276 points Fendy | 1 comments | | HN request time: 0.42s | source
Show context
cpursley ◴[] No.45171865[source]
Postgres has pgvector. Postgres is where all of my data already lives. It’s all open source and runs anywhere. What am I missing with the specialty vector stores?
replies(1): >>45171919 #
CuriouslyC ◴[] No.45171919[source]
latency, actual retrieval performance, integrated pipelines that do more than just vector search to produce better results, the list goes on.

Postgres for vector search is fine for toy products or stuff that's outside the hot loop of your business but for high performance applications it's just inadequate.

replies(1): >>45171952 #
cpursley ◴[] No.45171952[source]
For the vast majority of applications, the trade off is worth keeping everything in Postgres vs operational overhead of some VC hype data store that won’t be around in 5 years. Most people learned this lesson with Mongo (postgrest jsonb is now good enough for 90% of scenarios).
replies(3): >>45171998 #>>45172223 #>>45172941 #
1. whakim ◴[] No.45172941[source]
It depends on scale.
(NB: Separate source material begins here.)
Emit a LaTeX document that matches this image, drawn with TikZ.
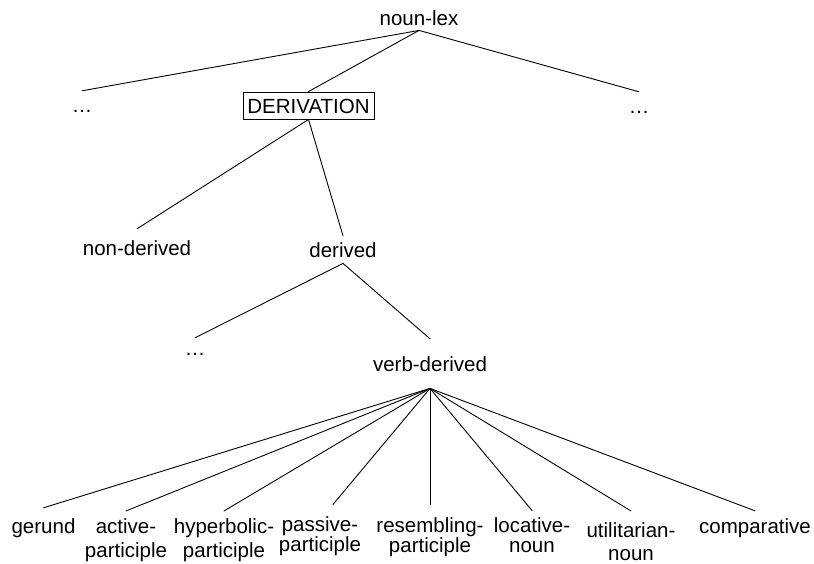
\documentclass[tikz,border=0pt]{standalone}
\usepackage{fontspec}
\setmainfont{Liberation Sans}
\begin{document}
\begin{tikzpicture}[x=1pt,y=-1pt,
  every node/.style={font=\fontsize{20.5}{19.5}\selectfont, inner xsep=0pt},
  lbl/.style={anchor=base, text height=15pt},
  lbltwo/.style={align=center, anchor=base},
  typebox/.style={draw, line width=0.9pt, inner sep=0pt, minimum width=131pt,
    minimum height=27pt, text height=15pt, text depth=0pt},
  link/.style={line width=0.9pt, line cap=round},
  ]
\useasboundingbox (0,0) rectangle (814,563);

% upper part of the hierarchy
\node[lbl, inner ysep=5pt] (nounlex) at (419,25) {noun-lex};
\node[lbl, inner ysep=6pt] (dotsL) at (82,112) {…};
\node[lbl, inner ysep=6pt] (dotsR) at (639,113) {…};
\node[typebox] (deriv) at (308.5,105.5) {DERIVATION};
\node[lbl, inner ysep=11pt] (nonderived) at (137,255) {non-derived};
\node[lbl, inner ysep=6pt] (derived) at (343,257) {derived};
\node[lbl, inner ysep=2pt] (dotsM) at (195,355) {…};
\node[lbl, inner ysep=17pt] (verbderived) at (430,371) {verb-derived};

% subtypes of verb-derived (two-line labels sit on their last baseline)
\node[lbl, inner ysep=10pt] (gerund) at (43.5,533) {gerund};
\node[lbltwo, inner ysep=7pt] (active) at (126,557) {active-\\[4.5pt]participle};
\node[lbltwo, inner ysep=7pt] (hyper) at (224,557) {hyperbolic-\\[4.5pt]participle};
\node[lbltwo, inner ysep=12pt] (passive) at (320,551) {passive-\\participle};
\node[lbltwo, inner ysep=13pt] (resembl) at (430,552) {resembling-\\participle};
\node[lbltwo, inner ysep=7pt] (locative) at (532,552) {locative-\\noun};
\node[lbltwo, inner ysep=11pt] (utilit) at (631,560) {utilitarian-\\[3.5pt]noun};
\node[lbl, inner ysep=7pt] (compar) at (755,533) {comparative};

% connectors
\draw[link] (nounlex.south) -- (dotsL.north);
\draw[link] (nounlex.south) -- (deriv.north);
\draw[link] (nounlex.south) -- (dotsR.north);
\draw[link] (deriv.south) -- (nonderived.north);
\draw[link] (deriv.south) -- (derived.north);
\draw[link] (derived.south) -- (dotsM.north);
\draw[link] (derived.south) -- (verbderived.north);
\foreach \c in {gerund,active,hyper,resembl,locative,utilit,compar}
  \draw[link] (verbderived.south) -- (\c.north);
\draw[link] (verbderived.south) -- ([xshift=13pt]passive.north);
\end{tikzpicture}
\end{document}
If you're storing a small number of embeddings (hundreds of thousands, millions) and don't have complicated filters, then absolutely the convenience factor of pgvector will win out. Beyond that, you'll need something more powerful. I do think the dedicated vector stores serve a useful place in the market in that they're extremely "managed" - it is really really easy to just call an API and never worry about pre- or post- filtering or sharding your index across a large cluster. But they also have weaknesses in that they're usually optimized around small(er) scale where the bulk of their customers lie, and they don't really replace an actual search system like ElasticSearch.